Seems like Santa is a tory and a capitalist?

bits of coal for the poor and toys for the rich ( with an invoice)? Humbug

:roll:
Last edited by mercalia on 9 Nov 2019, 1:32pm, edited 1 time in total.
Cyril Haearn
Posts: 15215
Joined: 30 Nov 2013, 11:26am

Re: Harrods Means Testing kids for Xmas Grotto

Post by Cyril Haearn »

Not sure if I might feel uneasy at Horrids, what class of people shop there?
Take them on a steam train to see Santa at the Watercress Line instead :wink:
Entertainer, juvenile, curmudgeon, PoB, 30120
Cycling-of course, but it is far better on a Gillott
We love safety cameras, we hate bullies
merseymouth
Posts: 2519
Joined: 23 Jan 2011, 11:16am

Re: Harrods Means Testing kids for Xmas Grotto

Post by merseymouth »

Hey get fair Cyril Haearn! Virtually all Heritage Lines have a "Super Special Santa" visit available, so no need to just enlarge one' Carbon Footprint by going out of the way to visit the Watercress Line!!!!
You could easily visit the Llangollen Railway, Vale of Rhydol, Ffestiniogg et al, no it's a bit too far for Al :oops: .
So act your shoe size not your age :lol: . TTFN MM
Cyril Haearn
Posts: 15215
Joined: 30 Nov 2013, 11:26am

Re: Harrods Means Testing kids for Xmas Grotto

Post by Cyril Haearn »

Yes of course MM, I am based :wink:
Mind, the Watercress Line has a direct connection by normaltrain to Waterloo, not far from Horrids
Entertainer, juvenile, curmudgeon, PoB, 30120
Cycling-of course, but it is far better on a Gillott
We love safety cameras, we hate bullies
peetee
Posts: 4292
Joined: 4 May 2010, 10:20pm
Location: Upon a lumpy, scarred granite massif.

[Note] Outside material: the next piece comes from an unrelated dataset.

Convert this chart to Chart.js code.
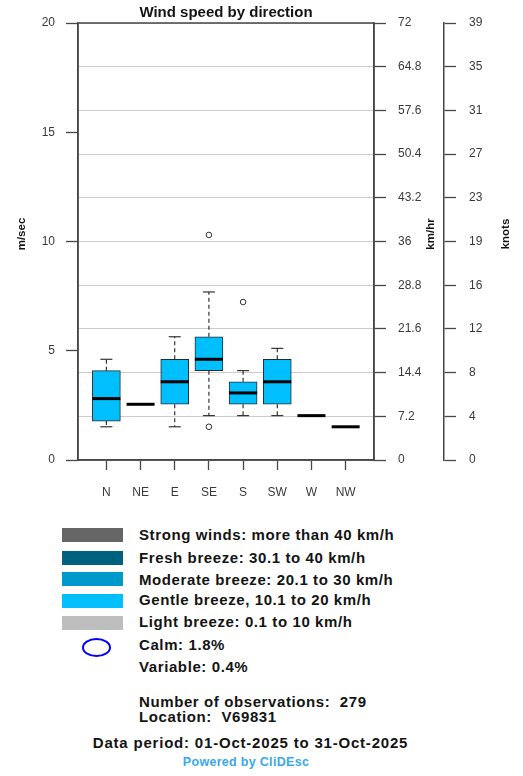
<!DOCTYPE html>
<html>
<head>
<meta charset="utf-8">
<script src="https://cdn.jsdelivr.net/npm/chart.js@4"></script>
<style>
body { margin: 0; background: #fff; font-family: "Liberation Sans", Arial, sans-serif; }
#wrap { position: relative; width: 523px; height: 776px; overflow: hidden; }
#chartBox { position: absolute; left: 0; top: 0; width: 523px; height: 510px; }
.txt { position: absolute; left: 139px; height: 20px; line-height: 20px; font-weight: bold; font-size: 15px; color: #141414; white-space: nowrap; letter-spacing: 0.6px; }
.sw { position: absolute; left: 62px; width: 61px; height: 14px; }
</style>
</head>
<body>
<div id="wrap">
  <div id="chartBox"><canvas id="windChart"></canvas></div>

  <div class="sw" style="top:528px;background:#666666"></div>
  <div class="txt" style="top:525px">Strong winds: more than 40 km/h</div>
  <div class="sw" style="top:551px;background:#00607f"></div>
  <div class="txt" style="top:548px">Fresh breeze: 30.1 to 40 km/h</div>
  <div class="sw" style="top:572px;background:#0099cc"></div>
  <div class="txt" style="top:570px">Moderate breeze: 20.1 to 30 km/h</div>
  <div class="sw" style="top:594px;background:#00bfff"></div>
  <div class="txt" style="top:590px">Gentle breeze, 10.1 to 20 km/h</div>
  <div class="sw" style="top:616px;background:#bebebe"></div>
  <div class="txt" style="top:612px">Light breeze: 0.1 to 10 km/h</div>
  <div style="position:absolute;left:82px;top:638px;width:25px;height:15px;border:2px solid #0000ff;border-radius:50%"></div>
  <div class="txt" style="top:635px">Calm: 1.8%</div>
  <div class="txt" style="top:657px">Variable: 0.4%</div>

  <div class="txt" style="top:692px">Number of observations:&nbsp; 279</div>
  <div class="txt" style="top:707px">Location:&nbsp; V69831</div>
  <div class="txt" style="top:733px;left:0;width:501px;text-align:center;letter-spacing:0.8px">Data period: 01-Oct-2025 to 31-Oct-2025</div>
  <div style="position:absolute;top:755px;left:0;width:492px;text-align:center;font-weight:bold;font-size:12.5px;letter-spacing:0.3px;color:#3aa8ea">Powered by CliDEsc</div>
</div>

<script>
// wind speed in m/sec
const directions = ['N', 'NE', 'E', 'SE', 'S', 'SW', 'W', 'NW'];
const lowerWhisker = [1.52, 2.55, 1.52, 2.03, 2.03, 2.03, 2.03, 1.52];
const lowerQuartile = [1.78, 2.55, 2.55, 4.09, 2.55, 2.55, 2.03, 1.52];
const medians = [2.81, 2.55, 3.58, 4.61, 3.07, 3.58, 2.03, 1.52];
const upperQuartile = [4.09, 2.55, 4.61, 5.64, 3.58, 4.61, 2.03, 1.52];
const upperWhisker = [4.61, 2.55, 5.64, 7.69, 4.09, 5.11, 2.03, 1.52];
const outlierDirs = ['SE', 'SE', 'S'];
const outlierValues = [10.3, 1.52, 7.23];

const msTicks = [0, 5, 10, 15, 20];
const gridMs = [0, 2, 4, 6, 8, 10, 12, 14, 16, 18, 20];
const kmhLabels = ['0', '7.2', '14.4', '21.6', '28.8', '36', '43.2', '50.4', '57.6', '64.8', '72'];
const knotLabels = ['0', '4', '8', '12', '16', '19', '23', '27', '31', '35', '39'];

Chart.defaults.font.family = '"Liberation Sans", Arial, sans-serif';
Chart.defaults.font.size = 12;
Chart.defaults.color = '#3a3a3a';

const axisColor = '#474747';

// whiskers, caps, plot frame and the titles
const boxExtras = {
  id: 'boxExtras',
  beforeDatasetsDraw(chart) {
    const x = chart.scales.x, y = chart.scales.y, ctx = chart.ctx;
    ctx.save();
    ctx.strokeStyle = '#222';
    ctx.lineWidth = 1.1;
    directions.forEach((d, i) => {
      const px = x.getPixelForValue(i);
      const pairs = [[upperQuartile[i], upperWhisker[i]], [lowerQuartile[i], lowerWhisker[i]]];
      pairs.forEach(([from, to]) => {
        if (from === to) return;
        ctx.setLineDash([4, 3]);
        ctx.beginPath();
        ctx.moveTo(px, y.getPixelForValue(from));
        ctx.lineTo(px, y.getPixelForValue(to));
        ctx.stroke();
        ctx.setLineDash([]);
        ctx.beginPath();
        ctx.moveTo(px - 6, y.getPixelForValue(to));
        ctx.lineTo(px + 6, y.getPixelForValue(to));
        ctx.stroke();
      });
    });
    ctx.restore();
  },
  afterDraw(chart) {
    const a = chart.chartArea, ctx = chart.ctx;
    ctx.save();
    ctx.strokeStyle = axisColor;
    ctx.lineWidth = 1.5;
    ctx.strokeRect(a.left, a.top, a.right - a.left, a.bottom - a.top);
    ctx.fillStyle = '#141414';
    ctx.textAlign = 'center';
    ctx.textBaseline = 'middle';
    ctx.font = 'bold 15px "Liberation Sans", Arial, sans-serif';
    ctx.fillText('Wind speed by direction', (a.left + a.right) / 2, 13);
    ctx.font = 'bold 11.5px "Liberation Sans", Arial, sans-serif';
    [['m/sec', 22], ['km/hr', 431], ['knots', 506]].forEach(([t, tx]) => {
      ctx.save();
      ctx.translate(tx, 234);
      ctx.rotate(-Math.PI / 2);
      ctx.fillText(t, 0, 0);
      ctx.restore();
    });
    ctx.restore();
  }
};

const fixedTicks = positions => scale => { scale.ticks = positions.map(v => ({ value: v })); };

new Chart(document.getElementById('windChart'), {
  type: 'bar',
  data: {
    datasets: [
      {
        type: 'bar',
        order: 3,
        data: directions.map((d, i) => ({ x: i, y: [lowerQuartile[i], upperQuartile[i]] })),
        backgroundColor: '#00bfff',
        borderColor: '#2a2a2a',
        borderWidth: 1,
        borderSkipped: false,
        barThickness: 28,
        yAxisID: 'y'
      },
      {
        type: 'scatter',
        order: 2,
        data: directions.map((d, i) => ({ x: i, y: medians[i] })),
        pointStyle: 'line',
        radius: 14,
        borderWidth: 3,
        borderColor: '#000',
        yAxisID: 'y'
      },
      {
        type: 'scatter',
        order: 1,
        data: outlierDirs.map((d, i) => ({ x: directions.indexOf(d), y: outlierValues[i] })),
        pointStyle: 'circle',
        radius: 2.8,
        borderWidth: 1,
        borderColor: '#333',
        backgroundColor: '#fff',
        yAxisID: 'y'
      }
    ]
  },
  options: {
    responsive: true,
    maintainAspectRatio: false,
    animation: false,
    events: [],
    layout: { padding: { top: 23, left: 0, right: 0, bottom: 0 } },
    plugins: { legend: { display: false }, tooltip: { enabled: false } },
    scales: {
      x: {
        type: 'linear',
        offset: false,
        min: -0.83,
        max: 7.83,
        afterBuildTicks: fixedTicks(directions.map((d, i) => i)),
        afterFit: s => { s.height = 50; },
        ticks: { callback: v => directions[v], padding: 15, maxRotation: 0, autoSkip: false, color: '#3a3a3a' },
        grid: { offset: false, drawOnChartArea: false, tickLength: 10, tickColor: axisColor, tickWidth: 1.3 },
        border: { color: axisColor, width: 1.5 }
      },
      y: {
        position: 'left',
        min: 0,
        max: 20,
        afterBuildTicks: fixedTicks(msTicks),
        afterFit: s => { s.width = 78; },
        ticks: { padding: 11 },
        grid: { drawOnChartArea: false, tickLength: 12, tickColor: axisColor, tickWidth: 1.3 },
        border: { color: axisColor, width: 1.5 }
      },
      kmh: {
        position: 'right',
        min: 0,
        max: 20,
        afterBuildTicks: fixedTicks(gridMs),
        afterFit: s => { s.width = 70; },
        ticks: { padding: 12, callback: (v, i) => kmhLabels[i] },
        grid: { drawOnChartArea: true, color: '#cccccc', lineWidth: 1, tickLength: 12, tickColor: axisColor, tickWidth: 1.3 },
        border: { color: axisColor, width: 1.5 }
      },
      knots: {
        position: 'right',
        min: 0,
        max: 20,
        afterBuildTicks: fixedTicks(gridMs),
        afterFit: s => { s.width = 79; },
        ticks: { padding: 13, callback: (v, i) => knotLabels[i] },
        grid: { drawOnChartArea: false, tickLength: 12, tickColor: axisColor, tickWidth: 1.3 },
        border: { color: axisColor, width: 1.5 }
      }
    }
  },
  plugins: [boxExtras]
});
</script>
</body>
</html>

Re: Harrods Means Testing kids for Xmas Grotto

Post by peetee »

For a funny take on an over-popular Santa's grotto I can recommend listening to David Sedaris Santaland Diaries.
The older I get the more I’m inclined to act my shoe size, not my age.
Vorpal
Moderator
Posts: 20700
Joined: 19 Jan 2009, 3:34pm
Location: Not there ;)

Re: Harrods Means Testing kids for Xmas Grotto

Post by Vorpal »

Members of my working class family have never been inside Herrod's, even as tourists. The only person I know who shops there is a flashily conservative sort with a posh medieval house, an SUV, and a purebred hunting dog (I take his word on the dog). Of course I might know folks who shop there and don't have to brag about it, but at the least when I've been in London with them, we're more likely to go to used bookshops. Or maybe the Lama's Pyjamas, if shopping for clothing :lol:

p.s.
I used to take the littles to the Chelmsford Society of Model Engineers' Santa Special, where we rode round on the model trains to Santa's grotto.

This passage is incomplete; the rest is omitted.